The abode of Circe presents quite a different picture from the grotto of Calypso.[1] There, all the beauties were those of nature in her untouched luxuriance; here we have all the splendour of an Oriental interior, enriched with elaborate art—wide halls of polished marble, silver-studded couches, and vessels of gold.

Throwing wide the shining doors, the enchantress gaily bade them enter; and all, save only the more prudent Eurylochus, accepted the invitation. They drank of her drugged cup; then she struck them with her wand, and lo! they became swine in form, yet retaining their human senses. Eurylochus, after long watching in vain for the reappearance of his comrades, returned alone with his strange tale to his chief, who at once set forth to the rescue.
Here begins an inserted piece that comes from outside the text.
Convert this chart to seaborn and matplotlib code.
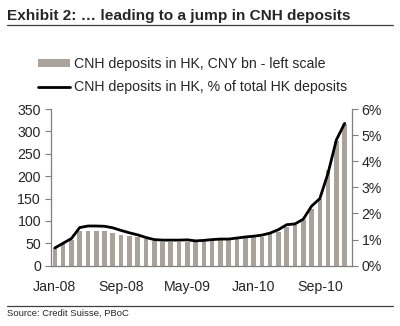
import matplotlib
matplotlib.use("Agg")
import matplotlib.pyplot as plt
import seaborn as sns
import pandas as pd
import numpy as np
from matplotlib.patches import Patch
from matplotlib.lines import Line2D

months = pd.date_range("2008-01-01", "2010-12-01", freq="MS").strftime("%b-%y").tolist()
deposits_bn = [39, 48, 58, 77, 78, 78, 77, 72, 69, 67, 63, 59,
               55, 54, 54, 54, 54, 54, 56, 57, 59, 59, 60, 62,
               63, 65, 70, 76, 86, 91, 101, 127, 148, 214, 279, 316]
deposits_pct = [0.68, 0.86, 1.04, 1.46, 1.52, 1.52, 1.51, 1.45, 1.35, 1.26, 1.18, 1.08,
                1.00, 0.98, 0.98, 0.98, 0.99, 0.95, 0.97, 1.00, 1.02, 1.02, 1.06, 1.10,
                1.13, 1.17, 1.25, 1.38, 1.57, 1.60, 1.78, 2.28, 2.57, 3.55, 4.82, 5.45]
xtick_labels = ["Jan-08", "Sep-08", "May-09", "Jan-10", "Sep-10"]
left_ticks = [0, 50, 100, 150, 200, 250, 300, 350]
right_ticks = [0, 1, 2, 3, 4, 5, 6]

bar_label = "CNH deposits in HK, CNY bn - left scale"
line_label = "CNH deposits in HK, % of total HK deposits"

df = pd.DataFrame({"month": months, "bn": deposits_bn, "pct": deposits_pct,
                   "idx": np.arange(len(months))})

sns.set_style("white")
plt.rcParams["font.family"] = ["Liberation Sans", "DejaVu Sans"]

BAR = "#aaa39c"
AX = "#7f7f7f"
FS = 10.2

fig = plt.figure(figsize=(4.0, 3.26), dpi=100)
ax = fig.add_axes([50.7/400, 1-265.7/326, 301/400, 156.7/326])

sns.barplot(data=df, x="month", y="bn", color=BAR, width=0.56, ax=ax,
            saturation=1, edgecolor="none", order=months)
ax.set_ylim(0, 350)
ax.set_xlim(-0.5, 35.85)
ax.set_yticks(left_ticks)
ax.set_yticklabels([str(v) for v in left_ticks], fontsize=FS)
idx = [months.index(m) for m in ["Jan-08", "Sep-08", "May-09", "Jan-10", "Sep-10"]]
ax.set_xticks(idx)
ax.set_xticklabels(xtick_labels, fontsize=FS)
ax.set_xticks([i - 0.5 for i in idx], minor=True)
ax.tick_params(axis="x", which="major", length=0, pad=10)
ax.tick_params(axis="x", which="minor", length=4, width=0.8, color=AX, direction="out")
ax.tick_params(axis="y", length=4, width=0.8, color=AX, direction="out", pad=3)
ax.set_xlabel("")
ax.set_ylabel("")
for s in ["top", "right"]:
    ax.spines[s].set_visible(False)
for s in ["left", "bottom"]:
    ax.spines[s].set_color(AX)
    ax.spines[s].set_linewidth(0.9)

ax2 = ax.twinx()
sns.lineplot(data=df, x="idx", y="pct", color="black", linewidth=2.0, ax=ax2)
ax2.set_ylim(0, 6)
ax2.set_xlim(-0.5, 35.85)
ax2.set_yticks(right_ticks)
ax2.set_yticklabels([f"{v}%" for v in right_ticks], fontsize=FS)
ax2.tick_params(axis="y", length=4, width=0.8, color=AX, direction="out", pad=3)
ax2.set_ylabel("")
ax2.set_xlabel("")
for s in ["top", "left", "bottom"]:
    ax2.spines[s].set_visible(False)
ax2.spines["right"].set_color(AX)
ax2.spines["right"].set_linewidth(0.9)

handles = [Patch(facecolor=BAR, edgecolor="none"),
           Line2D([0], [0], color="black", linewidth=2)]
fig.legend(handles, [bar_label, line_label], loc="upper left",
           bbox_to_anchor=(38/400, 1-57/326), frameon=False, fontsize=FS,
           handlelength=2.25, handleheight=0.5, handletextpad=0.3,
           labelspacing=0.65, borderpad=0, borderaxespad=0)

fig.text(7/400, 1-16/326, "Exhibit 2: \u2026 leading to a jump in CNH deposits",
         fontsize=11.1, fontweight="bold", va="center", ha="left")
fig.add_artist(Line2D([7/400, 393/400], [1-24.5/326, 1-24.5/326],
                      color="#404040", linewidth=0.9))
fig.add_artist(Line2D([7/400, 393/400], [1-305.7/326, 1-305.7/326],
                      color="#404040", linewidth=0.9))
fig.text(7/400, 1-313.5/326, "Source: Credit Suisse, PBoC",
         fontsize=6.8, va="center", ha="left")

fig.savefig("out.png", dpi=100)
On his way through the forest, he was suddenly accosted by a fair youth, bearing a wand of gold—none other than the god Mercury—who gave him a root of wondrous virtue—

  1. So sensible was Fénélon of this contrast that, in his romance already mentioned, when he describes Calypso's cave, he thinks it necessary, like a true Frenchman of the days of the great Louis, almost to apologise for the rude simplicity of nature, as hardly befitting so enchanting a personage. There were no statues, he says, no pictures, no painted ceilings, but the roof was set with shells and pebbles, and the want of tapestry was supplied by the tendrils of a vine.